Orlando Airport Leaders to Consider Deferring $15 an Hour Living Wage

Jan. 15, 2020
The uncertainties from a related South Florida court decision and the coming election’s constitutional Amendment 2 that would boost minimum wages statewide to $15 an hour are further reasons for delay.

Orlando airport leaders are poised to delay a decision Wednesday on whether to enact a requirement that service workers get paid at least $15 an hour.

Airport director Phil Brown cited “competing impacts on businesses and the fragmented implementation” that would arise from imposing a $15 per hour living wage as key reasons for holding off on a board vote.

Also, said Brown in a memo to board members, the uncertainties from a related South Florida court decision and the coming election’s constitutional Amendment 2 that would boost minimum wages statewide to $15 an hour are further reasons for delay.

“I recommend deferring action of implementing an MCO living wage until after the November 2020 election,” Brown said, referring to the Orlando airport code.

The airport ranks as the nation’s 10th busiest and now handles about 50 million passengers annually.

"Their suggestion that we wait ... effectively keeps workers ensnared in the cycle of poverty, unable to thrive and provide for their families,” said Helene O’Brien, Florida Director for Local 32BJ of the Service Employees International Union.

The issue surfaced last fall when the union charged that several thousand wheelchair attendants, baggage handlers, customer-service agents, security officers, cabin cleaners and other employees contracted by airlines at Orlando International Airport are enduring “sweatshop working conditions.”

Union organizers presented a study to the airport authority, showing that nearly 80 percent of those workers earn $20,000 or less and 47 percent have no health-care coverage.
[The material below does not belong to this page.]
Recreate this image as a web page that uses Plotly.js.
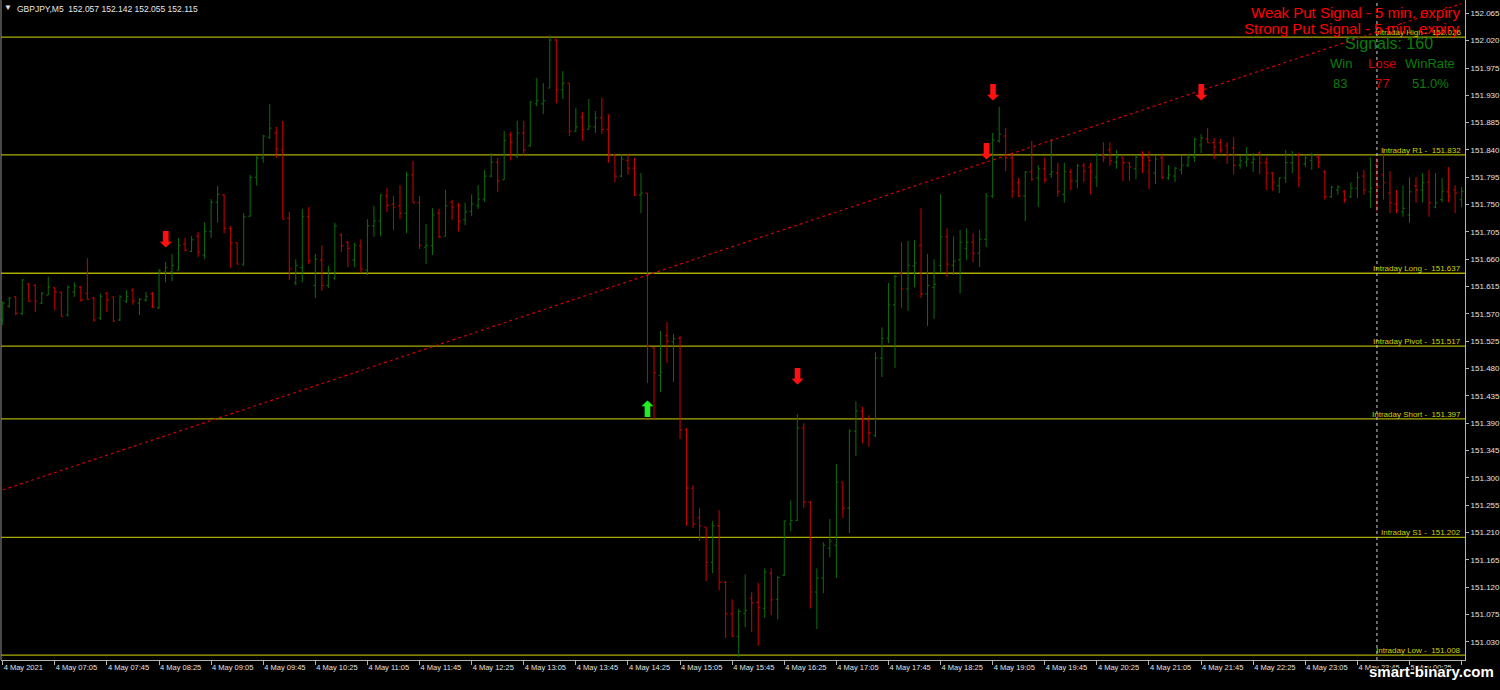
<!DOCTYPE html>
<html>
<head>
<meta charset="utf-8">
<script src="https://cdn.plot.ly/plotly-3.0.1.min.js"></script>
<style>html,body{margin:0;padding:0;background:#000;}#chart{width:1500px;height:690px;}</style>
</head>
<body>
<div id="chart"></div>
<script>
// ---- DATA (GBPJPY M5, 4 May 2021 06:25 -> 5 May 01:05) ----
const openP = [151.560,151.583,151.598,151.571,151.619,151.617,151.588,151.601,151.613,151.606,
151.568,151.606,151.614,151.604,151.596,151.563,151.604,151.598,151.560,151.591,
151.609,151.588,151.593,151.603,151.580,151.639,151.639,151.642,151.685,151.673,
151.698,151.667,151.706,151.754,151.766,151.711,151.687,151.652,151.731,151.795,
151.827,151.861,151.868,151.840,151.728,151.621,151.646,151.730,151.617,151.659,
151.617,151.629,151.700,151.688,151.659,151.682,151.642,151.715,151.723,151.764,
151.751,151.748,151.736,151.799,151.753,151.680,151.682,151.736,151.698,151.754,
151.749,151.725,151.739,151.748,151.759,151.797,151.820,151.791,151.865,151.830,
151.868,151.847,151.916,151.916,151.942,152.021,151.939,151.950,151.871,151.894,
151.874,151.878,151.893,151.874,151.832,151.797,151.823,151.810,151.766,151.769,
151.514,151.469,151.534,151.524,151.530,151.379,151.283,151.234,151.219,151.161,
151.221,151.128,151.076,151.039,151.077,151.102,151.095,151.085,151.143,151.100,
151.140,151.224,151.230,151.382,151.260,151.112,151.135,151.184,151.189,151.293,
151.250,151.377,151.410,151.395,151.370,151.497,151.530,151.585,151.636,151.611,
151.649,151.683,151.603,151.614,151.650,151.697,151.650,151.659,151.678,151.688,
151.670,151.693,151.764,151.855,151.863,151.827,151.786,151.764,151.804,151.794,
151.809,151.800,151.802,151.767,151.804,151.789,151.814,151.812,151.795,151.832,
151.840,151.820,151.828,151.819,151.809,151.830,151.828,151.802,151.827,151.794,
151.797,151.807,151.815,151.828,151.848,151.858,151.852,151.852,151.847,151.843,
151.815,151.820,151.819,151.835,151.819,151.802,151.781,151.794,151.819,151.832,
151.817,151.823,151.828,151.804,151.763,151.774,151.771,151.763,151.777,151.797,
151.771,151.815,151.799,151.769,151.751,151.738,151.733,151.781,151.774,151.787,
151.746,151.758,151.771,151.774,151.758];
const highP = [151.591,151.598,151.599,151.627,151.621,151.619,151.606,151.631,151.614,151.606,
151.617,151.622,151.616,151.662,151.598,151.604,151.606,151.598,151.601,151.609,
151.613,151.596,151.606,151.606,151.644,151.655,151.669,151.695,151.695,151.698,
151.705,151.721,151.759,151.781,151.767,151.715,151.688,151.736,151.799,151.830,
151.865,151.916,151.878,151.888,151.738,151.660,151.743,151.746,151.669,151.683,
151.649,151.720,151.703,151.690,151.687,151.693,151.726,151.748,151.767,151.777,
151.764,151.782,151.804,151.822,151.764,151.718,151.744,151.743,151.774,151.758,
151.753,151.753,151.767,151.782,151.807,151.835,151.827,151.871,151.870,151.888,
151.888,151.921,151.959,151.950,152.029,152.023,151.970,151.950,151.909,151.903,
151.924,151.904,151.926,151.899,151.833,151.833,151.833,151.827,151.802,151.769,
151.515,151.542,151.557,151.537,151.534,151.382,151.288,151.250,151.219,151.229,
151.247,151.130,151.100,151.084,151.141,151.112,151.127,151.151,151.151,151.138,
151.230,151.263,151.405,151.390,151.262,151.151,151.194,151.232,151.323,151.293,
151.380,151.426,151.417,151.403,151.507,151.548,151.621,151.634,151.688,151.690,
151.692,151.744,151.669,151.660,151.767,151.711,151.698,151.708,151.711,151.703,
151.708,151.769,151.868,151.911,151.876,151.833,151.794,151.805,151.855,151.815,
151.827,151.858,151.819,151.819,151.809,151.817,151.819,151.819,151.835,151.853,
151.853,151.840,151.828,151.820,151.832,151.838,151.838,151.830,151.833,151.815,
151.812,151.830,151.833,151.860,151.866,151.876,151.860,151.858,151.853,151.861,
151.830,151.845,151.835,151.838,151.828,151.804,151.795,151.840,151.838,151.835,
151.832,151.835,151.832,151.807,151.781,151.782,151.774,151.787,151.804,151.807,
151.828,151.827,151.843,151.805,151.774,151.782,151.795,151.795,151.802,151.807,
151.802,151.794,151.812,151.782,151.779];
const lowP = [151.552,151.580,151.568,151.568,151.590,151.573,151.586,151.601,151.576,151.566,
151.566,151.598,151.590,151.593,151.557,151.560,151.573,151.557,151.558,151.588,
151.585,151.568,151.590,151.580,151.578,151.622,151.624,151.642,151.673,151.672,
151.664,151.660,151.695,151.720,151.703,151.646,151.652,151.649,151.730,151.781,
151.819,151.858,151.827,151.726,151.626,151.617,151.622,151.652,151.596,151.608,
151.613,151.626,151.672,151.647,151.647,151.637,151.634,151.697,151.698,151.738,
151.708,151.726,151.703,151.753,151.677,151.652,151.667,151.695,151.698,151.725,
151.706,151.716,151.731,151.743,151.754,151.795,151.771,151.791,151.823,151.827,
151.830,151.845,151.912,151.899,151.942,151.917,151.924,151.863,151.870,151.855,
151.874,151.868,151.866,151.819,151.787,151.795,151.799,151.764,151.736,151.456,
151.397,151.441,151.489,151.458,151.364,151.221,151.217,151.196,151.130,151.143,
151.115,151.036,151.038,151.005,151.054,151.046,151.023,151.069,151.074,151.067,
151.138,151.212,151.229,151.250,151.085,151.051,151.110,151.169,151.135,151.234,
151.209,151.336,151.357,151.351,151.367,151.466,151.522,151.481,151.580,151.575,
151.614,151.596,151.550,151.562,151.637,151.631,151.634,151.604,151.659,151.655,
151.647,151.680,151.761,151.852,151.805,151.761,151.763,151.723,151.789,151.746,
151.786,151.794,151.763,151.753,151.774,151.777,151.787,151.767,151.779,151.820,
151.814,151.809,151.789,151.789,151.792,151.802,151.776,151.784,151.792,151.791,
151.787,151.800,151.812,151.820,151.835,151.852,151.825,151.835,151.817,151.800,
151.809,151.812,151.804,151.800,151.774,151.772,151.769,151.786,151.802,151.779,
151.812,151.807,151.810,151.758,151.761,151.766,151.753,151.761,151.761,151.766,
151.744,151.738,151.758,151.736,151.736,151.730,151.720,151.753,151.754,151.730,
151.744,151.754,151.754,151.736,151.746];
const closeP = [151.588,151.596,151.571,151.626,151.591,151.591,151.604,151.614,151.606,151.566,
151.614,151.616,151.593,151.594,151.560,151.599,151.593,151.558,151.598,151.599,
151.591,151.594,151.599,151.581,151.641,151.646,151.650,151.683,151.675,151.692,
151.672,151.706,151.754,151.767,151.711,151.687,151.652,151.730,151.795,151.827,
151.863,151.876,151.842,151.726,151.644,151.650,151.730,151.657,151.660,151.617,
151.642,151.715,151.682,151.678,151.683,151.644,151.715,151.723,151.766,151.749,
151.746,151.736,151.799,151.753,151.683,151.683,151.733,151.697,151.748,151.746,
151.723,151.738,151.751,151.759,151.797,151.820,151.789,151.856,151.853,151.868,
151.840,151.919,151.921,151.921,152.021,151.939,151.950,151.871,151.878,151.874,
151.879,151.893,151.874,151.833,151.797,151.825,151.810,151.766,151.769,151.517,
151.473,151.474,151.525,151.529,151.379,151.283,151.224,151.221,151.161,151.221,
151.128,151.076,151.039,151.080,151.082,151.094,151.087,151.145,151.099,151.136,
151.229,151.230,151.382,151.260,151.112,151.135,151.189,151.196,151.293,151.250,
151.377,151.410,151.398,151.374,151.497,151.530,151.585,151.632,151.611,151.650,
151.654,151.603,151.617,151.619,151.697,151.652,151.657,151.688,151.688,151.670,
151.693,151.764,151.856,151.866,151.827,151.772,151.764,151.804,151.792,151.809,
151.791,151.804,151.771,151.804,151.789,151.814,151.805,151.804,151.832,151.827,
151.823,151.828,151.819,151.812,151.828,151.827,151.823,151.825,151.795,151.799,
151.810,151.815,151.828,151.858,151.860,151.852,151.845,151.840,151.832,151.815,
151.822,151.825,151.825,151.819,151.802,151.787,151.794,151.819,151.832,151.794,
151.827,151.832,151.820,151.763,151.779,151.779,151.758,151.777,151.795,151.774,
151.777,151.779,151.786,151.753,151.741,151.744,151.771,151.774,151.786,151.753,
151.753,151.772,151.764,151.769,151.772];

const timeLabels = ["4 May 2021","4 May 07:05","4 May 07:45","4 May 08:25","4 May 09:05","4 May 09:45",
"4 May 10:25","4 May 11:05","4 May 11:45","4 May 12:25","4 May 13:05","4 May 13:45","4 May 14:25",
"4 May 15:05","4 May 15:45","4 May 16:25","4 May 17:05","4 May 17:45","4 May 18:25","4 May 19:05",
"4 May 19:45","4 May 20:25","4 May 21:05","4 May 21:45","4 May 22:25","4 May 23:05","4 May 23:45",
"5 May 00:25","5 May 01:05"];
const barsPerLabel = 8;
const dayBreakBar = 211;   // 5 May 00:00

const levelNames  = ["Intraday High","Intraday R1","Intraday Long","Intraday Pivot","Intraday Short","Intraday S1","Intraday Low"];
const levelValues = [152.026,151.832,151.637,151.517,151.397,151.202,151.008];

const putArrowBars   = [25,122,151,152,184];
const putArrowPrices = [151.690,151.463,151.835,151.932,151.931];
const callArrowBars   = [99];
const callArrowPrices = [151.410];

const trendBars   = [0,224];
const trendPrices = [151.280,152.081];

const yTicks = [151.030,151.075,151.120,151.165,151.210,151.255,151.300,151.345,151.390,151.435,
151.480,151.525,151.570,151.615,151.660,151.705,151.750,151.795,151.840,151.885,151.930,151.975,152.020,152.065];

const headerText = "GBPJPY,M5  152.057 152.142 152.055 152.115";
const signalsTotal = 160, wins = 83, losses = 77, winRate = "51.0%";

// ---- CHART ----
const idx = openP.map((_, i) => i);
const tickvals = timeLabels.map((_, i) => i * barsPerLabel);

const traces = [
  {
    type: 'ohlc', x: idx, open: openP, high: highP, low: lowP, close: closeP,
    increasing: {line: {color: '#0d6e0d', width: 1}},
    decreasing: {line: {color: '#d00000', width: 1}},
    tickwidth: 0.3, hoverinfo: 'skip'
  },
  {
    type: 'scatter', mode: 'lines', x: trendBars, y: trendPrices,
    line: {color: '#d00000', width: 1.2, dash: 'dot'}, hoverinfo: 'skip', cliponaxis: true
  },
  {
    type: 'scatter', mode: 'text', x: putArrowBars, y: putArrowPrices,
    text: putArrowBars.map(() => '<b>⬇</b>'), textposition: 'middle center',
    textfont: {family: 'DejaVu Sans', size: 22, color: '#ff1010'}, hoverinfo: 'skip'
  },
  {
    type: 'scatter', mode: 'text', x: callArrowBars, y: callArrowPrices,
    text: callArrowBars.map(() => '<b>⬆</b>'), textposition: 'middle center',
    textfont: {family: 'DejaVu Sans', size: 22, color: '#22ee22'}, hoverinfo: 'skip'
  }
];

const W = 1464, H = 660, L = 1;
const px = v => (v - L) / W;
const py = v => 1 - v / H;

const shapes = levelValues.map(v => ({
  type: 'line', xref: 'paper', x0: 0, x1: 1, yref: 'y', y0: v, y1: v,
  line: {color: '#aaaa00', width: 1.3}, layer: 'below'
}));
shapes.push({type: 'line', xref: 'x', x0: dayBreakBar, x1: dayBreakBar, yref: 'paper', y0: 0, y1: 1,
  line: {color: '#d0d0d0', width: 1, dash: 'dot'}, layer: 'above'});
shapes.push({type: 'line', xref: 'paper', x0: 0, x1: 0, yref: 'paper', y0: 0, y1: 1,
  line: {color: '#909090', width: 1}});

const annotations = levelNames.map((n, i) => ({
  xref: 'paper', x: px(1463), xanchor: 'right', yref: 'y', y: levelValues[i], yanchor: 'bottom',
  text: n + ' -  ' + levelValues[i].toFixed(3), showarrow: false,
  font: {family: 'Liberation Sans', size: 8, color: '#d2d200'}, yshift: -2
}));
const txt = (t, x, y, size, color, anchor) => ({
  xref: 'paper', yref: 'paper', x: px(x), y: py(y), xanchor: anchor || 'center', yanchor: 'middle',
  text: t, showarrow: false, font: {family: 'Liberation Sans', size: size, color: color}
});
annotations.push(txt('Weak Put Signal - 5 min. expiry', 1462, 12, 15, '#ff0000', 'right'));
annotations.push(txt('Strong Put Signal - 5 min. expiry', 1462, 28, 15, '#ff0000', 'right'));
annotations.push(txt('Signals: ' + signalsTotal, 1389, 44, 16, '#0a7d0a'));
annotations.push(txt('Win', 1341, 63, 13, '#0a7d0a'));
annotations.push(txt('Lose', 1382, 63, 13, '#d00000'));
annotations.push(txt('WinRate', 1430, 63, 13, '#0a7d0a'));
annotations.push(txt(String(wins), 1340, 84, 13, '#0a7d0a'));
annotations.push(txt(String(losses), 1382, 84, 13, '#d00000'));
annotations.push(txt(winRate, 1430, 84, 13, '#0a7d0a'));
annotations.push(txt('▼', 8, 8, 8, '#e6e6e6'));
annotations.push(txt(headerText, 15, 9, 8.5, '#e6e6e6', 'left'));
annotations.push({
  xref: 'paper', yref: 'paper', x: px(1431), y: py(671), xanchor: 'center', yanchor: 'middle',
  text: '<b>smart-binary.com</b>', showarrow: false,
  font: {family: 'Liberation Sans', size: 15, color: '#ffffff',
         shadow: '1px 1px 1px #000, -1px -1px 1px #000, 1px -1px 1px #000, -1px 1px 1px #000'}
});

const layout = {
  width: 1500, height: 690,
  margin: {l: L, r: 1500 - L - W, t: 0, b: 690 - H},
  paper_bgcolor: '#000000', plot_bgcolor: '#000000',
  showlegend: false,
  xaxis: {
    range: [-0.26, 224.52], rangeslider: {visible: false}, showgrid: false, zeroline: false,
    tickmode: 'array', tickvals: tickvals, ticktext: timeLabels,
    ticks: 'outside', ticklen: 4, tickcolor: '#b4b4b4', ticklabelposition: 'outside right',
    showline: true, linecolor: '#b4b4b4', linewidth: 1,
    tickfont: {family: 'Liberation Sans', size: 7.5, color: '#e0e0e0'}, fixedrange: true
  },
  yaxis: {
    side: 'right', range: [151.000, 152.087], showgrid: false, zeroline: false,
    tickmode: 'array', tickvals: yTicks, tickformat: '.3f',
    ticks: 'outside', ticklen: 3, tickcolor: '#b4b4b4',
    showline: true, linecolor: '#b4b4b4', linewidth: 1,
    tickfont: {family: 'Liberation Sans', size: 8, color: '#e0e0e0'}, fixedrange: true
  },
  shapes: shapes,
  annotations: annotations
};

Plotly.newPlot('chart', traces, layout, {staticPlot: true, displayModeBar: false});
</script>
</body>
</html>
The airport authority agreed to undertake its own study of those workers’ pay, conditions and their employers’ status.

Orlando Mayor Buddy Dyer, an airport authority member, argued to other board members at a meeting in October that it was incumbent on them to ensure wage fairness for all of the more than 20,000 workers at the airport.

“I had no idea people were being paid $5.23 [an hour] and maybe they’re getting tips and maybe they’re not,” Dyer said then. “I think it’s worth spending a little time and money to figure out what is the economic reality.”

The study sent surveys to more than 300 companies doing business at the airport and 107 responded.

Smaller business, according to Brown, indicated they would be unable to recoup the expense of a wage hike from consumers or prime contractors, while larger businesses viewed $15 an hour as an asset in retaining workers.

On Tuesday, another board member, Orange County Mayor Jerry Demings, said of a living wage “obviously I made that a priority here for our workers in Orange County government.”

Demings acknowledged potential difficulties for small business and possible legal hurdles for an airport requirement of $15 an hour.

“I’ll be very interested in the full dialogue of the board,” Demings said.